172 entreprises turques installées au Maroc

Actuellement, 172 entreprises turques sont installées au Maroc employant 10.000 personnes, selon les chiffres de l’ambassade. En fait, le commerce entre Rabat et Ankara n’a pas été sans hics, bien que les échanges aient spectaculairement progressé depuis la signature de l’accord de libre-échange signé en 2004 et entré en vigueur en 2006. Cet accord a, en effet, été amendé à la demande du Maroc après le creusement du déficit commercial à un niveau jugé inquiétant (déficit quadruplé depuis 2006). Le nouvel accord signé en 2020 a rétabli les droits de douanes à hauteur de 90% sur près de 1200 produits dans plusieurs secteurs, dont le textile, la métallurgie, l’électricité, le bois et l’automobile.

La mise en œuvre du nouvel accord va bon train, selon M. Dogan, qui rappelle certains aspects positifs de l’accord de libre-échange. Il cite, à titre d’exemple, que chez l’un des distributeurs turcs comme BIM, 60% des produits qui se trouvent dans ses rayons sont désormais des produits marocains fabriqués localement.

«Dans la zone franche de Tanger, il y a aussi plusieurs producteurs turcs qui produisent sur place et exportent vers l’Union Européenne.
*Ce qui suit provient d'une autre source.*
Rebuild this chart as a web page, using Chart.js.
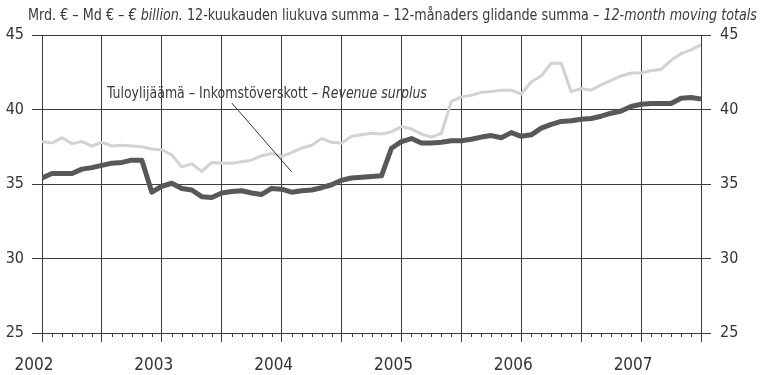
<!DOCTYPE html>
<html>
<head>
<meta charset="utf-8">
<script src="https://cdn.jsdelivr.net/npm/chart.js@4.4.1/dist/chart.umd.min.js"></script>
<style>
  html, body { margin: 0; padding: 0; background: #fff; }
  #wrap { width: 763px; height: 375px; }
</style>
</head>
<body>
<div id="wrap"><canvas id="chart"></canvas></div>
<script>
// Monthly 12-month moving totals, Jan 2002 .. Jul 2007 (EUR billion)
const yearLabels = ["2002", "2003", "2004", "2005", "2006", "2007"];
const yTicks = [25, 30, 35, 40, 45];

const darkSeries = [
  35.4, 35.7, 35.7, 35.7, 36.0, 36.1, 36.25, 36.4, 36.45, 36.6, 36.6, 34.45,
  34.85, 35.05, 34.7, 34.6, 34.15, 34.1, 34.4, 34.5, 34.55, 34.4, 34.3, 34.7,
  34.65, 34.45, 34.55, 34.6, 34.75, 34.95, 35.25, 35.4, 35.45, 35.5, 35.55, 37.4,
  37.85, 38.05, 37.75, 37.75, 37.8, 37.9, 37.9, 38.0, 38.15, 38.25, 38.1, 38.45,
  38.2, 38.3, 38.75, 39.0, 39.2, 39.25, 39.35, 39.4, 39.55, 39.75, 39.9, 40.2,
  40.35, 40.4, 40.4, 40.4, 40.75, 40.8, 40.7
];

const lightSeries = [
  37.85, 37.75, 38.1, 37.7, 37.85, 37.55, 37.8, 37.55, 37.6, 37.55, 37.5, 37.35,
  37.3, 36.95, 36.15, 36.35, 35.85, 36.45, 36.4, 36.4, 36.5, 36.6, 36.9, 37.05,
  36.85, 37.1, 37.4, 37.6, 38.05, 37.8, 37.75, 38.2, 38.3, 38.4, 38.35, 38.5,
  38.85, 38.7, 38.35, 38.15, 38.4, 40.55, 40.85, 40.95, 41.15, 41.2, 41.3, 41.3,
  41.05, 41.85, 42.25, 43.1, 43.1, 41.2, 41.4, 41.3, 41.65, 41.95, 42.25, 42.45,
  42.45, 42.6, 42.7, 43.3, 43.75, 44.0, 44.35
];

const titleRuns = [
  { text: "Mrd. € – Md € – ", italic: false },
  { text: "€ billion.", italic: true },
  { text: " 12-kuukauden liukuva summa – 12-månaders glidande summa – ", italic: false },
  { text: "12-month moving totals", italic: true },
];
const noteRuns = [
  { text: "Tuloylijäämä – Inkomstöverskott – ", italic: false },
  { text: "Revenue surplus", italic: true },
];

const FONT = '"Liberation Sans Narrow", "DejaVu Sans Condensed", "Roboto Condensed", sans-serif';
const GRID = "#3c3c3c";
const lastMonth = darkSeries.length - 1;

Chart.defaults.font.family = FONT;
Chart.defaults.color = "#333";

function toPoints(values) {
  return values.map((v, i) => ({ x: i, y: v }));
}

// draws a line of mixed normal/italic text, squeezed to a given width
function drawRuns(ctx, runs, x, y, size, width) {
  ctx.save();
  let total = 0;
  runs.forEach((r) => {
    ctx.font = (r.italic ? "italic " : "") + size + "px " + FONT;
    r.w = ctx.measureText(r.text).width;
    total += r.w;
  });
  const k = width ? width / total : 1;
  ctx.translate(x, y);
  ctx.scale(k, 1);
  ctx.textBaseline = "alphabetic";
  ctx.fillStyle = "#3a3a3a";
  let cx = 0;
  runs.forEach((r) => {
    ctx.font = (r.italic ? "italic " : "") + size + "px " + FONT;
    ctx.fillText(r.text, cx, 0);
    cx += r.w;
  });
  ctx.restore();
}

const decorations = {
  id: "decorations",
  afterDraw(chart) {
    const { ctx, scales } = chart;
    const xs = scales.x, ys = scales.y;
    const bottom = chart.chartArea.bottom;

    // minor month ticks below the axis
    ctx.save();
    ctx.strokeStyle = GRID;
    ctx.lineWidth = 1;
    ctx.beginPath();
    for (let m = 0; m <= lastMonth; m++) {
      if (m % 6 === 0) continue;
      const px = Math.round(xs.getPixelForValue(m)) + 0.5;
      ctx.moveTo(px, bottom);
      ctx.lineTo(px, bottom + 4);
    }
    ctx.stroke();

    // leader line for the series note
    ctx.strokeStyle = "#333";
    ctx.beginPath();
    ctx.moveTo(xs.getPixelForValue(19), ys.getPixelForValue(40.44));
    ctx.lineTo(xs.getPixelForValue(25), ys.getPixelForValue(35.82));
    ctx.stroke();
    ctx.restore();

    drawRuns(ctx, noteRuns, xs.getPixelForValue(6.5), ys.getPixelForValue(40.8), 15, 320);
    drawRuns(ctx, titleRuns, 28, 20, 15, 729);
  },
};

const ctx = document.getElementById("chart").getContext("2d");
new Chart(ctx, {
  type: "line",
  data: {
    datasets: [
      {
        data: toPoints(darkSeries),
        borderColor: "#585858",
        borderWidth: 5,
        pointRadius: 0,
        tension: 0,
        borderJoinStyle: "round",
      },
      {
        data: toPoints(lightSeries),
        borderColor: "#d2d2d2",
        borderWidth: 3,
        pointRadius: 0,
        tension: 0,
      },
    ],
  },
  options: {
    responsive: true,
    maintainAspectRatio: false,
    animation: false,
    layout: { padding: { top: 35, left: 0, right: 0, bottom: 0 } },
    plugins: { legend: { display: false }, tooltip: { enabled: false } },
    scales: {
      x: {
        type: "linear",
        min: 0,
        max: lastMonth,
        afterFit: (s) => { s.height = 42; },
        grid: { color: GRID, tickColor: GRID, tickLength: 9, lineWidth: 1 },
        border: { color: GRID },
        ticks: {
          stepSize: 6,
          autoSkip: false,
          maxRotation: 0,
          padding: 13,
          labelOffset: -8,
          font: { size: 17 },
          callback: (v) => (v % 12 === 0 ? yearLabels[v / 12] : ""),
        },
      },
      y: {
        position: "left",
        min: yTicks[0],
        max: yTicks[yTicks.length - 1],
        afterFit: (s) => { s.width = 42; },
        grid: { color: GRID, tickColor: GRID, tickLength: 10 },
        border: { color: GRID },
        ticks: { stepSize: 5, padding: 8, font: { size: 16 } },
      },
      y2: {
        position: "right",
        min: yTicks[0],
        max: yTicks[yTicks.length - 1],
        afterFit: (s) => { s.width = 62; },
        grid: { drawOnChartArea: false, tickColor: GRID, tickLength: 10 },
        border: { color: GRID },
        ticks: { stepSize: 5, padding: 9, font: { size: 16 } },
      },
    },
  },
  plugins: [decorations],
});
</script>
</body>
</html>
C’est un réel partenariat gagnant-gagnant », plaide notre interlocuteur. 
 
Il estime que les marques turques ont pu apporter des produits de qualité avec un prix bon marché, ce qui a permis de baisser les prix au niveau des marchés. « Pour cette raison, cela a été perçu d’un mauvais œil par certains pays qui ont laissé croire que la Turquie veut détruire le tissu productif marocain », selon le diplomate. « C’était l’expression d’une certaine gêne de la présence des entreprises turques parce que les entreprises occidentales du textile et de la distribution étaient obligées de baisser leurs prix pour faire face à la concurrence», explique-t-il. 

REPRES


Des liens historiques

L’ambassadeur turc est convaincu que les relations maroco-turques reposent sur une base solide. À la différence de plusieurs pays, ces relations puisent leurs racines dans une Histoire faite de convergences. « Il y a toujours eu une solidarité entre les deux empires marocain et ottoman. Je peux vous citer plusieurs épisodes historiques, dont celui de la bataille des Trois Rois qui fut une plaque tournante du Maroc dans la carte mondiale », explique M. Dogan, rappelant que « l’Empire ottoman a apporté son concours au Roi du Maroc qui défendait l’intégrité du Royaume contre les croisades européennes ». À travers l’Histoire, la Sublime Porte n’a pas investi le côté Ouest de l’Afrique. Du point de vue de notre interlocuteur, « il y a eu une sorte d’entente entre les deux sultanats pour préserver l’équilibre ».

20 mariages mixtes par jour !

Au fil de la conversation, Ömer Faruk Dogan a insisté sur les liens humains qui lient les deux pays. A cet égard, il nous a fait part d’un chiffre insolite. Selon lui, actuellement, il y a près de 2.000 couples composés de ressortissants turcs au Maroc. « Nous avons vingt mariages mixtes par jour », ajoute l’ambassadeur. « Là aussi, c’est une preuve de la solidité des liens sociaux. On ne peut voir autant de couples mixtes s’il n’y a pas d’homogénéité culturelle », a-t-il poursuivi. M. Dogan s’est aussi réjoui de la forte coopération touristique, citant la grande intensité du trafic aérien. « Chaque semaine, il y a 19 vols entre Istanbul, Casablanca et Marrakech. La demande est tellement forte qu’il faut réserver les billets deux mois d’avance », a -t-il conclu.